轟の滝公園
神々の恋伝説とともに人々に愛されてきた滝
嬉野市にある伝説の滝
長崎自動車道嬉野ICから車で10分に位置する、轟の滝。市内を流れる塩田川と岩屋川内(いわやがわち)川との合流付近にあり、高さは11m、滝壺の面積は約2500平方メートル。三段の滝から流れ落ちる水の音が雷の轟きに聞こえることから、この名がつけられた。滝の下流にある赤い「滝見橋」は、その名のとおり滝の全容を眺められる絶好の場所。周辺は「轟の滝公園」として遊具や広場が整備されている。春には桜が咲き誇り、力強い水音を聞きながら爛漫の花を楽しめるスポットだ。
恋物語の伝説とともに守られている湧き水
轟の滝は、約15km北東に離れた白石町(しろいしちょう)にある縫ノ池(ぬいのいけ)と地下水でつながっていると伝えられていた。そこから生まれた伝説が神々の恋物語だ。縫ノ池は約800年の歴史をもつ池で、池の中には地域の人々が信仰を寄せている厳島神社(通称:弁財天)がある。神社の弁天様と轟の竜神様が地下を通る水の流れに乗り、逢瀬を重ねていたという。ところが1958年(昭和33)、過剰な地下水の汲み上げにより縫ノ池は枯渇してしまう。
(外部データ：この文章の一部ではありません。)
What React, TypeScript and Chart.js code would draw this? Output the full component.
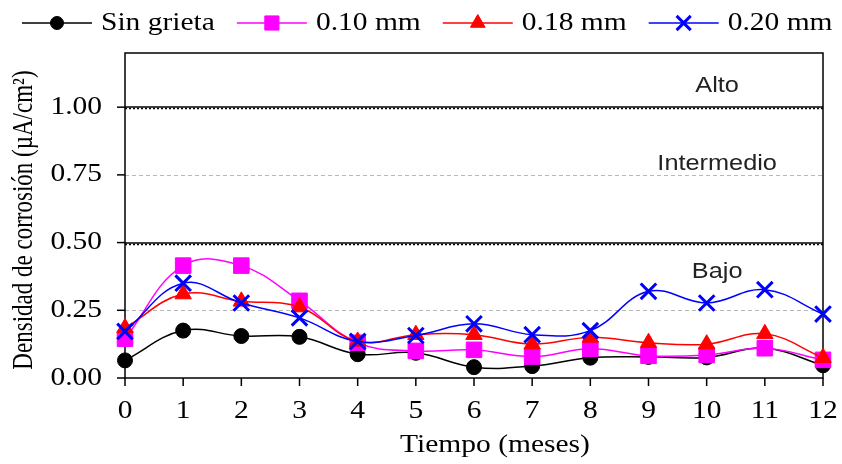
import { useEffect, useRef } from 'react';
import { Chart, registerables } from 'chart.js';
import { drawPoint } from 'chart.js/helpers';

Chart.register(...registerables);

// ---------- data ----------
const months = [0, 1, 2, 3, 4, 5, 6, 7, 8, 9, 10, 11, 12];
const sinGrieta = [0.065, 0.175, 0.155, 0.152, 0.088, 0.093, 0.040, 0.044, 0.075, 0.078, 0.076, 0.110, 0.047];
const grieta010 = [0.145, 0.415, 0.415, 0.285, 0.130, 0.100, 0.104, 0.079, 0.108, 0.082, 0.085, 0.110, 0.067];
const grieta018 = [0.185, 0.310, 0.283, 0.262, 0.135, 0.160, 0.160, 0.125, 0.150, 0.130, 0.125, 0.163, 0.075];
const grieta020 = [0.172, 0.350, 0.277, 0.222, 0.135, 0.157, 0.200, 0.160, 0.175, 0.320, 0.277, 0.326, 0.236];

const seriesNames = ['Sin grieta', '0.10 mm', '0.18 mm', '0.20 mm'];
const yTickValues = [0, 0.25, 0.5, 0.75, 1.0];
const yTickLabels = ['0.00', '0.25', '0.50', '0.75', '1.00'];
const xTickLabels = ['0', '1', '2', '3', '4', '5', '6', '7', '8', '9', '10', '11', '12'];
const zoneLabels = ['Alto', 'Intermedio', 'Bajo'];
const zoneValues = [1.08, 0.79, 0.39];
const xTitle = 'Tiempo (meses)';
const yTitle = 'Densidad de corrosión (µA/cm²)';

// ---------- styles ----------
const SERIF = '"Liberation Serif", "Times New Roman", serif';
const SANS = '"Liberation Sans", Arial, sans-serif';
const SX = 1.18;

const styles = [
  { color: '#000000', pointStyle: 'circle', radius: 7.5, pbw: 1 },
  { color: '#FF00FF', pointStyle: 'rect', radius: 11, pbw: 1 },
  { color: '#FF0000', pointStyle: 'triangle', radius: 9.5, pbw: 1 },
  { color: '#0000FF', pointStyle: 'crossRot', radius: 11, pbw: 3 },
];

function stretchedText(
  ctx: CanvasRenderingContext2D,
  text: string,
  x: number,
  y: number,
  align: 'left' | 'center' | 'right',
  font: string,
  sx: number,
  color: string
) {
  ctx.save();
  ctx.font = font;
  ctx.fillStyle = color;
  ctx.textBaseline = 'middle';
  ctx.textAlign = 'left';
  const w = ctx.measureText(text).width * sx;
  const left = align === 'center' ? x - w / 2 : align === 'right' ? x - w : x;
  ctx.translate(left, y);
  ctx.scale(sx, 1);
  ctx.fillText(text, 0, 0);
  ctx.restore();
  return w;
}

const decorPlugin = {
  id: 'decor',
  beforeDatasetsDraw(chart: any) {
    const ctx: CanvasRenderingContext2D = chart.ctx;
    const { left, right, top, bottom } = chart.chartArea;
    const ys = chart.scales.y;
    const xs = chart.scales.x;
    ctx.save();
    [0.25, 0.75].forEach((v) => {
      const y = Math.round(ys.getPixelForValue(v)) + 0.5;
      ctx.beginPath();
      ctx.setLineDash([4, 3]);
      ctx.strokeStyle = '#b8b8b8';
      ctx.lineWidth = 1;
      ctx.moveTo(left, y);
      ctx.lineTo(right, y);
      ctx.stroke();
    });
    [0.5, 1.0].forEach((v) => {
      const y = Math.round(ys.getPixelForValue(v));
      ctx.setLineDash([]);
      ctx.strokeStyle = '#000';
      ctx.lineWidth = 1.5;
      ctx.beginPath();
      ctx.moveTo(left, y);
      ctx.lineTo(right, y);
      ctx.stroke();
      ctx.setLineDash([2, 2]);
      ctx.lineWidth = 1.5;
      ctx.beginPath();
      ctx.moveTo(left, y + 1.5);
      ctx.lineTo(right, y + 1.5);
      ctx.stroke();
    });
    ctx.setLineDash([]);
    ctx.strokeStyle = '#000';
    ctx.lineWidth = 1.5;
    ctx.strokeRect(left, top, right - left, bottom - top);
    yTickValues.forEach((v) => {
      const y = ys.getPixelForValue(v);
      ctx.beginPath();
      ctx.moveTo(left - 8, y);
      ctx.lineTo(left, y);
      ctx.stroke();
    });
    months.forEach((m) => {
      const x = xs.getPixelForValue(m);
      ctx.beginPath();
      ctx.moveTo(x, bottom);
      ctx.lineTo(x, bottom + 8);
      ctx.stroke();
    });
    const zx = xs.getPixelForValue(10.18);
    zoneLabels.forEach((t, i) => {
      stretchedText(ctx, t, zx, ys.getPixelForValue(zoneValues[i]), 'center', `22px ${SANS}`, 1.15, '#222');
    });
    ctx.restore();
  },
  afterDraw(chart: any) {
    const ctx: CanvasRenderingContext2D = chart.ctx;
    const { left, bottom } = chart.chartArea;
    const ys = chart.scales.y;
    const xs = chart.scales.x;
    ctx.save();
    const tickFont = `25px ${SERIF}`;
    yTickValues.forEach((v, i) => {
      stretchedText(ctx, yTickLabels[i], left - 23, ys.getPixelForValue(v), 'right', tickFont, SX, '#000');
    });
    months.forEach((m, i) => {
      stretchedText(ctx, xTickLabels[i], xs.getPixelForValue(m), bottom + 33, 'center', tickFont, SX, '#000');
    });
    stretchedText(ctx, xTitle, 495, 445, 'center', `25px ${SERIF}`, SX, '#000');
    ctx.save();
    ctx.translate(24, 220);
    ctx.rotate(-Math.PI / 2);
    ctx.scale(1, 1.25);
    ctx.font = `23px ${SERIF}`;
    ctx.fillStyle = '#000';
    ctx.textAlign = 'center';
    ctx.textBaseline = 'middle';
    ctx.fillText(yTitle, 0, 0);
    ctx.restore();
    let lx = 22;
    const ly = 23;
    seriesNames.forEach((name, i) => {
      const st = styles[i];
      ctx.strokeStyle = st.color;
      ctx.fillStyle = st.color;
      ctx.lineWidth = 1.5;
      ctx.beginPath();
      ctx.moveTo(lx, ly);
      ctx.lineTo(lx + 70, ly);
      ctx.stroke();
      ctx.lineWidth = st.pbw;
      drawPoint(ctx, { pointStyle: st.pointStyle, radius: st.radius - 1, rotation: 0, borderWidth: st.pbw } as any, lx + 35, ly);
      const w = stretchedText(ctx, name, lx + 79, ly, 'left', `25px ${SERIF}`, SX, '#000');
      lx = lx + 79 + w + 22;
    });
    ctx.restore();
  },
};

const allSeries = [sinGrieta, grieta010, grieta018, grieta020];

export default function App() {
  const ref = useRef<HTMLCanvasElement>(null);
  useEffect(() => {
    document.body.style.margin = '0';
    const canvas = ref.current!;
    const chart = new Chart(canvas, {
      type: 'line',
      data: {
        datasets: allSeries.map((arr, i) => ({
          label: seriesNames[i],
          data: months.map((m, j) => ({ x: m, y: arr[j] })),
          borderColor: styles[i].color,
          backgroundColor: styles[i].color,
          borderWidth: 1.5,
          pointStyle: styles[i].pointStyle as any,
          pointRadius: styles[i].radius,
          pointBorderWidth: styles[i].pbw,
          pointBorderColor: styles[i].color,
          pointBackgroundColor: styles[i].color,
          tension: 0.4,
          clip: false as any,
          order: 3 - i,
        })),
      },
      options: {
        responsive: false,
        animation: false,
        devicePixelRatio: 1,
        layout: { padding: { left: 125, right: 19, top: 53, bottom: 86 } },
        plugins: { legend: { display: false }, tooltip: { enabled: false }, title: { display: false } },
        scales: {
          x: { type: 'linear', min: 0, max: 12, display: false },
          y: { type: 'linear', min: 0, max: 1.2, display: false },
        },
      },
      plugins: [decorPlugin],
    });
    return () => chart.destroy();
  }, []);
  return (
    <div style={{ position: 'absolute', left: 0, top: 0, width: 842, height: 464, background: '#fff' }}>
      <canvas ref={ref} width={842} height={464} />
    </div>
  );
}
約40年が経った2001年(平成13)、飲料水を表流水に転換した直後に、厳島神社の周囲から湧き水が復活。長い年月を超えて復活した湧き水は、伝説の継承とともに今も住民に大切に守られている。
カップルから家族までゆっくりと過ごせる
轟の滝のため整備された「轟の滝公園」は、嬉野市ならではの自然にあふれている。春には桜、初夏にはアジサイ、秋には紅葉など、季節によって美しい景色を披露する。嬉野の温泉街につながる全長約2kmの遊歩道は、心地良い川のせせらぎを聞きながら歩く散歩コースとして、住民にも人気。夏には天然の涼を求め、たくさんの人が訪れる。公園には遊具もあり、カップルでの散策から家族でのピクニックまで、ゆっくりと自然を楽しめる。
歴史ある文化財と自然の恵みあふれる町
轟の滝がある嬉野市は、2006年(平成18)に、旧嬉野町と旧塩田町が合併して誕生した自治体だ。同市にある嬉野温泉は轟の滝から徒歩約20分、西九州で最大級の温泉街として知られる。豊富な泉源を有し、九州屈指の名泉として「日本三大美肌湯」にも選ばれた。轟の滝から車で約20分の旧塩田町は、長崎街道(シュガーロード)の塩田宿や塩田川河港として栄えた歴史ある町。居蔵家(いぐらや)が立ち並ぶ「塩田津」は、文化庁より「重要伝統的建造物群保存地区」に選定、2020年(令和2)6月には日本遺産にも認定された。また、嬉野温泉から車で約10分、岩屋川内川の上流にはゲンジボタルが生息する。毎年5月下旬から6月にかけて暗闇に飛び交う姿を観賞でき、清流ならではの光景を見られる。